▸ **Task**:
Both the line containing "What matplotlib code" and the line containing "counts = [counts_2005, counts_2010]" are part of the range to copy, along with every line between them. Copy it exactly and leave out the pictures.

+++ Material for this exercise +++

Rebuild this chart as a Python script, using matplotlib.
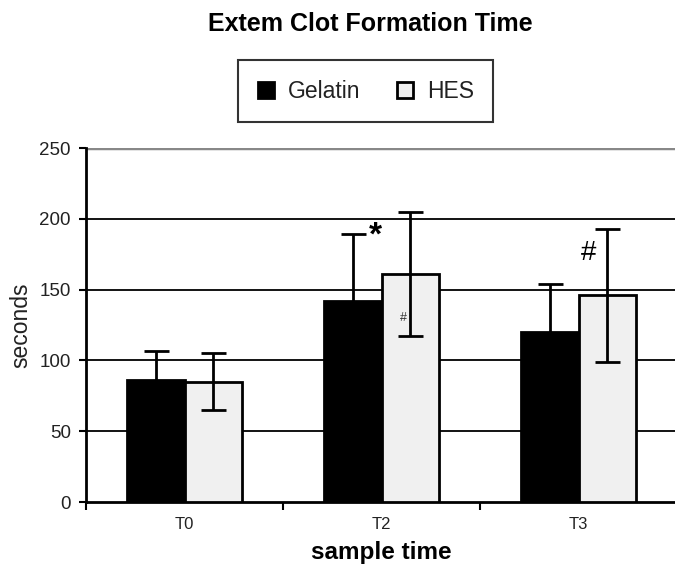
import numpy as np
import matplotlib
matplotlib.use("Agg")
import matplotlib.pyplot as plt

plt.rcParams['font.family'] = ['Liberation Sans', 'DejaVu Sans']

# data
times = ['T0', 'T2', 'T3']
gelatin = [86, 142, 120]
gelatin_err = [21, 47, 34]
hes = [85, 161, 146]
hes_err = [20, 44, 47]

fig = plt.figure(figsize=(6.75, 5.67), dpi=100)
ax = fig.add_axes([0.1274, 0.1146, 0.8756, 0.6243])

x = np.arange(len(times))
w = 0.29

ax.bar(x - w / 2, gelatin, w, color='black', edgecolor='black', linewidth=2,
       label='Gelatin', zorder=3)
ax.bar(x + w / 2, hes, w, color='#f0f0f0', edgecolor='black', linewidth=2,
       label='HES', zorder=3)
ax.errorbar(x - w / 2, gelatin, yerr=gelatin_err, fmt='none', ecolor='black',
            elinewidth=2, capsize=9, capthick=2, zorder=4)
ax.errorbar(x + w / 2, hes, yerr=hes_err, fmt='none', ecolor='black',
            elinewidth=2, capsize=9, capthick=2, zorder=4)

# significance marks
ax.text(0.97, 188, '*', fontsize=24, fontweight='bold', ha='center', va='center', zorder=5)
ax.text(1.11, 130, '#', fontsize=9, ha='center', va='center', color='#333333', zorder=5)
ax.text(2.05, 176, '#', fontsize=20, ha='center', va='center', zorder=5)

ax.set_xlim(-0.5, 2.5)
ax.set_ylim(0, 250)
ax.set_yticks(range(0, 251, 50))
for v in range(50, 201, 50):
    ax.axhline(v, color='black', linewidth=1.3, zorder=1)
ax.axhline(250, color='#888888', linewidth=2.5, zorder=1)

ax.set_xticks(x)
ax.set_xticklabels(times, fontsize=12)
ax.set_xticks([-0.5, 0.5, 1.5, 2.5], minor=True)
ax.tick_params(axis='x', which='major', length=0, pad=11, labelcolor='#222222')
ax.tick_params(axis='x', which='minor', length=6, width=1.5, direction='out')
ax.tick_params(axis='y', length=5, width=1.5, labelsize=13.5, pad=6, labelcolor='#222222')

for s in ['top', 'right']:
    ax.spines[s].set_visible(False)
ax.spines['left'].set_linewidth(2)
ax.spines['bottom'].set_linewidth(2)

ax.set_ylabel('seconds', fontsize=16.5, labelpad=5, color='#222222')
ax.set_xlabel('sample time', fontsize=17.5, fontweight='bold', labelpad=6)

fig.text(0.548, 0.958, 'Extem Clot Formation Time', ha='center', va='center',
         fontsize=18, fontweight='bold')

leg = fig.legend(loc='center', bbox_to_anchor=(0.542, 0.839), ncol=2, fontsize=16.5,
                 frameon=True, fancybox=False, edgecolor='black',
                 handlelength=0.7, handleheight=0.7, columnspacing=1.6,
                 borderpad=0.85, handletextpad=0.6, borderaxespad=0)
leg.get_frame().set_linewidth(1.5)
for t in leg.get_texts():
    t.set_color('#222222')

fig.savefig('out.png', dpi=100)
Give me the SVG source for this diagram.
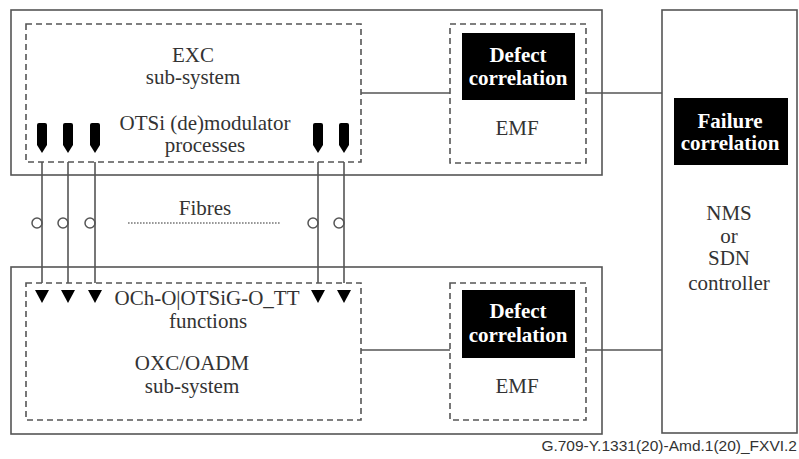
<svg xmlns="http://www.w3.org/2000/svg" width="799" height="459" viewBox="0 0 799 459">
<style>
.box{fill:none;stroke:#555;stroke-width:1.6}
.dash{fill:none;stroke:#555;stroke-width:1.6;stroke-dasharray:6 4}
.blk{fill:#000}
.t{font-family:"Liberation Serif","Times New Roman",serif;font-size:21px;fill:#333;text-anchor:middle}
.w{font-family:"Liberation Serif","Times New Roman",serif;font-size:21px;font-weight:bold;fill:#fff;text-anchor:middle}
.ln{stroke:#555;stroke-width:1.6;fill:none}
.ring{fill:#fff;stroke:#555;stroke-width:1.5}
.drop{fill:#000}
</style>
<rect width="799" height="459" fill="#fff"/>

<g id="exc-system">
<rect class="box" x="11" y="10" width="591" height="165"/>
<g id="exc-subsystem">
<rect class="dash" x="26" y="24" width="335" height="138"/>
<text class="t" x="193" y="62">EXC</text>
<text class="t" x="193" y="84">sub-system</text>
<text class="t" x="205" y="130">OTSi (de)modulator</text>
<text class="t" x="205" y="152">processes</text>
<path class="drop" d="M37,125 q0,-2 2,-2 h6 q2,0 2,2 v20 l-5,8 l-5,-8 z"/>
<path class="drop" d="M63,125 q0,-2 2,-2 h6 q2,0 2,2 v20 l-5,8 l-5,-8 z"/>
<path class="drop" d="M90,125 q0,-2 2,-2 h6 q2,0 2,2 v20 l-5,8 l-5,-8 z"/>
<path class="drop" d="M313,125 q0,-2 2,-2 h6 q2,0 2,2 v20 l-5,8 l-5,-8 z"/>
<path class="drop" d="M339,125 q0,-2 2,-2 h6 q2,0 2,2 v20 l-5,8 l-5,-8 z"/>
</g>
<g id="emf-top">
<rect class="dash" x="450" y="24" width="136" height="139"/>
<rect class="blk" x="462" y="33" width="113" height="67"/>
<text class="w" x="518" y="62">Defect</text>
<text class="w" x="518" y="85">correlation</text>
<text class="t" x="517" y="135">EMF</text>
</g>
</g>

<g id="oxc-system">
<rect class="box" x="11" y="267" width="591" height="167"/>
<g id="oxc-subsystem">
<rect class="dash" x="26" y="283" width="335" height="137"/>
<path class="drop" d="M35,290 h14 l-7,13 z"/>
<path class="drop" d="M61,290 h14 l-7,13 z"/>
<path class="drop" d="M88,290 h14 l-7,13 z"/>
<path class="drop" d="M311,290 h14 l-7,13 z"/>
<path class="drop" d="M337,290 h14 l-7,13 z"/>
<text class="t" x="207" y="305">OCh-O|OTSiG-O_TT</text>
<text class="t" x="208" y="328">functions</text>
<text class="t" x="192" y="370">OXC/OADM</text>
<text class="t" x="192" y="393">sub-system</text>
</g>
<g id="emf-bottom">
<rect class="dash" x="450" y="283" width="136" height="137"/>
<rect class="blk" x="462" y="290" width="113" height="68"/>
<text class="w" x="518" y="318">Defect</text>
<text class="w" x="518" y="342">correlation</text>
<text class="t" x="517" y="393">EMF</text>
</g>
</g>

<g id="nms">
<rect class="box" x="662" y="10" width="135" height="423"/>
<rect class="blk" x="674" y="98" width="114" height="67"/>
<text class="w" x="730" y="128">Failure</text>
<text class="w" x="730" y="150">correlation</text>
<text class="t" x="729" y="220">NMS</text>
<text class="t" x="729" y="243">or</text>
<text class="t" x="729" y="265">SDN</text>
<text class="t" x="729" y="290">controller</text>
</g>

<g id="connectors">
<line class="ln" x1="361" y1="93" x2="450" y2="93"/>
<line class="ln" x1="586" y1="93" x2="662" y2="93"/>
<line class="ln" x1="361" y1="350" x2="450" y2="350"/>
<line class="ln" x1="586" y1="350" x2="662" y2="350"/>
<circle class="ring" cx="37" cy="223" r="5"/>
<circle class="ring" cx="63" cy="223" r="5"/>
<circle class="ring" cx="90" cy="223" r="5"/>
<circle class="ring" cx="313" cy="223" r="5"/>
<circle class="ring" cx="339" cy="223" r="5"/>
<line class="ln" x1="42" y1="162" x2="42" y2="283"/>
<line class="ln" x1="68" y1="162" x2="68" y2="283"/>
<line class="ln" x1="95" y1="162" x2="95" y2="283"/>
<line class="ln" x1="318" y1="162" x2="318" y2="283"/>
<line class="ln" x1="344" y1="162" x2="344" y2="283"/>
</g>

<g id="fibres">
<text class="t" x="205" y="215">Fibres</text>
<line x1="128" y1="223" x2="280" y2="223" stroke="#777" stroke-width="1.6" stroke-dasharray="1.6 1.4"/>
</g>

<text x="797" y="451" font-family="'Liberation Sans',Arial,sans-serif" font-size="15.5" fill="#333" text-anchor="end">G.709-Y.1331(20)-Amd.1(20)_FXVI.2</text>
</svg>
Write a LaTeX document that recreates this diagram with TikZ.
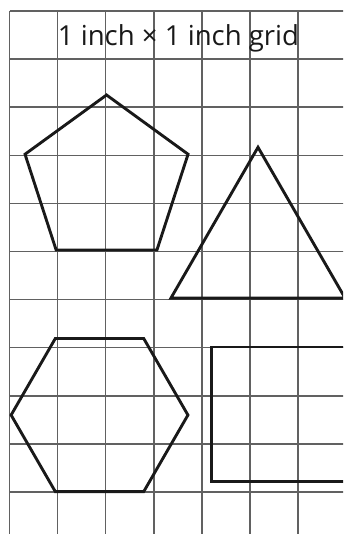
\documentclass[tikz,border=0pt]{standalone}
\usepackage{fontspec}
\setmainfont{Open Sans}
\usepackage{tikz}
\usetikzlibrary{shapes.geometric}

\tikzset{
	gridline/.style={draw=black!62, line width=0.9pt},
	figure/.style={draw=black!90, line width=1.7pt, line join=miter},
	polyshape/.style={figure, shape=regular polygon, inner sep=0pt, outer sep=0pt}
}

\begin{document}
\begin{tikzpicture}
	
	\useasboundingbox (-0.198,-10.873) rectangle (6.933,0.229);
	\clip (-0.198,-10.873) rectangle (6.933,0.229);
	\fill[white] (-0.198,-10.873) rectangle (6.933,0.229);
	
	\draw[gridline] (0,-11.5) grid (7.5,0);
	
	\node[font=\fontsize{16.3}{19}\selectfont, text=black!90, anchor=base, inner sep=0pt] (title) at (3.513,-0.72) {1 inch × 1 inch grid};
	
	\node[polyshape, regular polygon sides=5, minimum size=3.564cm] (pentagon) at (2.017,-3.528) {};
	\node[polyshape, regular polygon sides=3, minimum size=4.18cm] (triangle) at (5.166,-4.923) {};
	\node[polyshape, regular polygon sides=6, minimum size=3.676cm] (hexagon) at (1.871,-8.40) {};
	
	\coordinate (r1) at (7.3,-6.985);
	\coordinate (r2) at (4.19,-6.985);
	\coordinate (r3) at (4.19,-9.79);
	\coordinate (r4) at (7.3,-9.79);
	\draw[figure] (r1) -- (r2) -- (r3) -- (r4);
	
	\end{tikzpicture}
\end{document}
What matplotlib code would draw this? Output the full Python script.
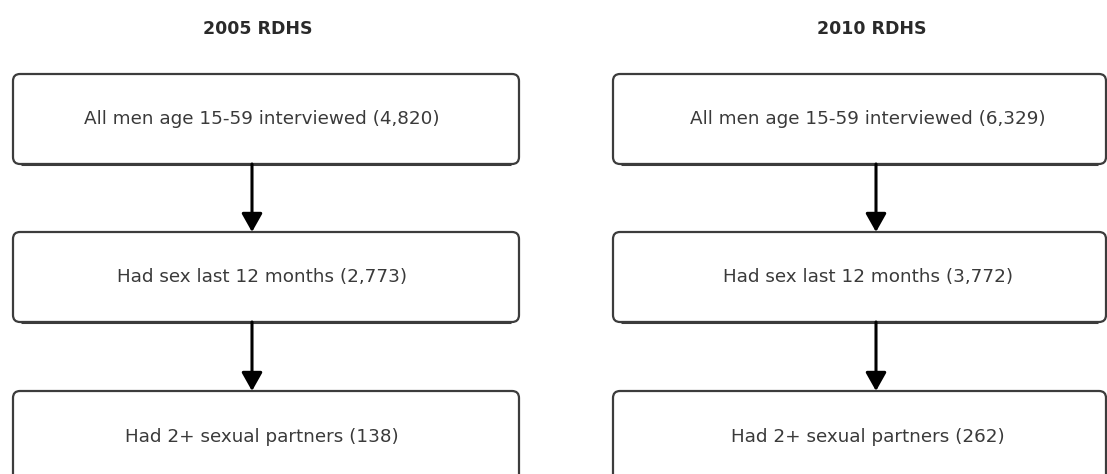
import matplotlib.pyplot as plt
from matplotlib.patches import FancyBboxPatch

# survey titles and flow steps
surveys = ['2005 RDHS', '2010 RDHS']
steps = ['All men age 15-59 interviewed',
         'Had sex last 12 months',
         'Had 2+ sexual partners']
counts_2005 = [4820, 2773, 138]
counts_2010 = [6329, 3772, 262]
counts = [counts_2005, counts_2010]

# layout in pixels (figure is 1107 x 474)
col_left = [13, 613]
col_right = [519, 1106]
arrow_x = [252, 876]
title_x = [258, 872]
text_x = [262, 868]
box_top = [74, 232, 391]
box_bottom = [164, 322, 483]

fig = plt.figure(figsize=(11.07, 4.74), dpi=100)
ax = fig.add_axes([0, 0, 1, 1])
ax.set_xlim(0, 1107)
ax.set_ylim(474, 0)
ax.axis('off')

for c in range(len(surveys)):
    x0, x1 = col_left[c], col_right[c]
    ax.text(title_x[c], 29, surveys[c], ha='center', va='center',
            fontsize=12.5, fontweight='bold', color='#2a2a2a')

    for i in range(len(steps)):
        y0, y1 = box_top[i], box_bottom[i]
        box = FancyBboxPatch((x0, y0), x1 - x0, y1 - y0,
                             boxstyle='round,pad=0,rounding_size=7',
                             fc='white', ec='#3c3c3c', lw=1.6)
        ax.add_patch(box)
        # slightly heavier bottom edge, like the original
        ax.plot([x0 + 8, x1 - 8], [y1, y1], color='#3c3c3c', lw=2.2,
                solid_capstyle='butt')
        ax.text(text_x[c], (y0 + y1) / 2,
                f'{steps[i]} ({counts[c][i]:,})',
                ha='center', va='center', fontsize=13.2, color='#3a3a3a')

        # arrow down to the next box
        if i < len(steps) - 1:
            ax.annotate('', xy=(arrow_x[c], box_top[i + 1]),
                        xytext=(arrow_x[c], y1),
                        arrowprops=dict(arrowstyle='-|>,head_length=0.8,head_width=0.45',
                                        color='black', lw=2.2,
                                        shrinkA=0, shrinkB=0,
                                        mutation_scale=14))

fig.savefig('out.png', dpi=100, facecolor='white')
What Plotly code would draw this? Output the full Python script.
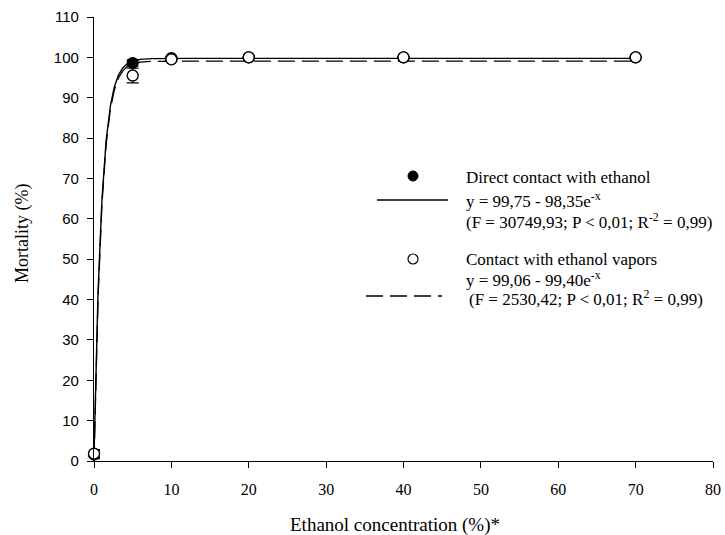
import numpy as np
import plotly.graph_objects as go

# Ethanol concentration (%) tested
conc = [0, 5, 10, 20, 40, 70]

# Mean mortality (%) and standard errors, direct contact with ethanol
direct_mort = [1.6, 98.6, 99.8, 100.0, 100.0, 100.0]
direct_err = [1.0, 0.8, 0.3, 0.0, 0.0, 0.0]

# Mean mortality (%) and standard errors, contact with ethanol vapors
vapor_mort = [1.8, 95.5, 99.5, 100.0, 100.0, 100.0]
vapor_err = [1.0, 1.8, 0.4, 0.0, 0.0, 0.0]

# Fitted models y = a - b*exp(-x)
direct_fit = (99.75, 98.35)
vapor_fit = (99.06, 99.40)

x_ticks = [0, 10, 20, 30, 40, 50, 60, 70, 80]
y_ticks = [0, 10, 20, 30, 40, 50, 60, 70, 80, 90, 100, 110]

W, H = 725, 535
ML, MR, MT, MB = 94, 12, 17, 74
PW, PH = W - ML - MR, H - MT - MB

SERIF = "Liberation Serif"
SANS = "Liberation Sans"


def px(xp):
    return (xp - ML) / PW


def py(yp):
    return (H - MB - yp) / PH


xs = np.linspace(0, 70, 1401)
y_direct = direct_fit[0] - direct_fit[1] * np.exp(-xs)
y_vapor = vapor_fit[0] - vapor_fit[1] * np.exp(-xs)

fig = go.Figure()

fig.add_trace(go.Scatter(x=xs, y=y_vapor, mode="lines",
                         line=dict(color="black", width=1.3, dash="17px,7px"),
                         hoverinfo="skip"))
fig.add_trace(go.Scatter(x=xs, y=y_direct, mode="lines",
                         line=dict(color="black", width=1.4),
                         hoverinfo="skip"))

fig.add_trace(go.Scatter(
    x=conc, y=direct_mort, mode="markers",
    marker=dict(symbol="circle", size=11, color="black",
                line=dict(color="black", width=1.2)),
    error_y=dict(type="data", array=direct_err, color="black",
                 thickness=1.2, width=6),
    cliponaxis=False))

fig.add_trace(go.Scatter(
    x=conc, y=vapor_mort, mode="markers",
    marker=dict(symbol="circle", size=11, color="white",
                line=dict(color="black", width=1.4)),
    error_y=dict(type="data", array=vapor_err, color="black",
                 thickness=1.2, width=6),
    cliponaxis=False))

# Legend drawn as shapes and text blocks
shapes = [
    dict(type="circle", xref="paper", yref="paper", xsizemode="pixel",
         ysizemode="pixel", xanchor=px(413), yanchor=py(176),
         x0=-5, x1=5, y0=-5, y1=5, fillcolor="black",
         line=dict(color="black", width=1)),
    dict(type="line", xref="paper", yref="paper",
         x0=px(377), x1=px(448), y0=py(200), y1=py(200),
         line=dict(color="black", width=1.4)),
    dict(type="circle", xref="paper", yref="paper", xsizemode="pixel",
         ysizemode="pixel", xanchor=px(413), yanchor=py(259),
         x0=-5, x1=5, y0=-5, y1=5, fillcolor="white",
         line=dict(color="black", width=1.2)),
    dict(type="line", xref="paper", yref="paper",
         x0=px(366), x1=px(442), y0=py(296), y1=py(296),
         line=dict(color="black", width=1.3, dash="17px,7px")),
]

legend_lines = [
    (464, 178, "Direct contact with ethanol"),
    (464, 200, "y = 99,75 - 98,35e<sup>-x</sup>"),
    (464, 221, "(F = 30749,93; P < 0,01; R<sup>-2</sup> = 0,99)"),
    (464, 259, "Contact with ethanol vapors"),
    (464, 279, "y = 99,06 - 99,40e<sup>-x</sup>"),
    (467, 298, "(F = 2530,42; P < 0,01; R<sup>2</sup> = 0,99)"),
]

annotations = []
for xp, yp, txt in legend_lines:
    annotations.append(dict(
        xref="paper", yref="paper", x=px(xp), y=py(yp), text=txt,
        showarrow=False, xanchor="left", yanchor="middle",
        font=dict(family=SERIF, size=17, color="black")))

annotations.append(dict(
    xref="paper", yref="paper", x=px(395), y=py(525),
    text="Ethanol concentration (%)*", showarrow=False,
    xanchor="center", yanchor="middle",
    font=dict(family=SERIF, size=19, color="black")))
annotations.append(dict(
    xref="paper", yref="paper", x=px(22), y=py(234),
    text="Mortality (%)", showarrow=False, textangle=-90,
    xanchor="center", yanchor="middle",
    font=dict(family=SERIF, size=18, color="black")))

fig.update_layout(
    width=W, height=H,
    margin=dict(l=ML, r=MR, t=MT, b=MB, autoexpand=False),
    paper_bgcolor="white", plot_bgcolor="white",
    showlegend=False,
    shapes=shapes, annotations=annotations,
    xaxis=dict(range=[0, 80], tickvals=x_ticks,
               ticktext=[str(v) for v in x_ticks],
               automargin=False,
               showgrid=False, zeroline=False, showline=True,
               linecolor="black", linewidth=1.3,
               ticks="outside", ticklen=6, tickwidth=1.3, tickcolor="black",
               ticklabelstandoff=8,
               tickfont=dict(family=SERIF, size=16, color="black")),
    yaxis=dict(range=[0, 110], tickvals=y_ticks,
               ticktext=[str(v) for v in y_ticks],
               automargin=False,
               showgrid=False, zeroline=False, showline=True,
               linecolor="black", linewidth=1.3,
               ticks="outside", ticklen=6, tickwidth=1.3, tickcolor="black",
               ticklabelstandoff=5,
               tickfont=dict(family=SANS, size=15, color="black")),
)

fig.write_html("out.html")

+++

▸ **Worked answer**:
What matplotlib code would draw this? Output the full Python script.
import matplotlib.pyplot as plt
from matplotlib.patches import FancyBboxPatch

# survey titles and flow steps
surveys = ['2005 RDHS', '2010 RDHS']
steps = ['All men age 15-59 interviewed',
         'Had sex last 12 months',
         'Had 2+ sexual partners']
counts_2005 = [4820, 2773, 138]
counts_2010 = [6329, 3772, 262]
counts = [counts_2005, counts_2010]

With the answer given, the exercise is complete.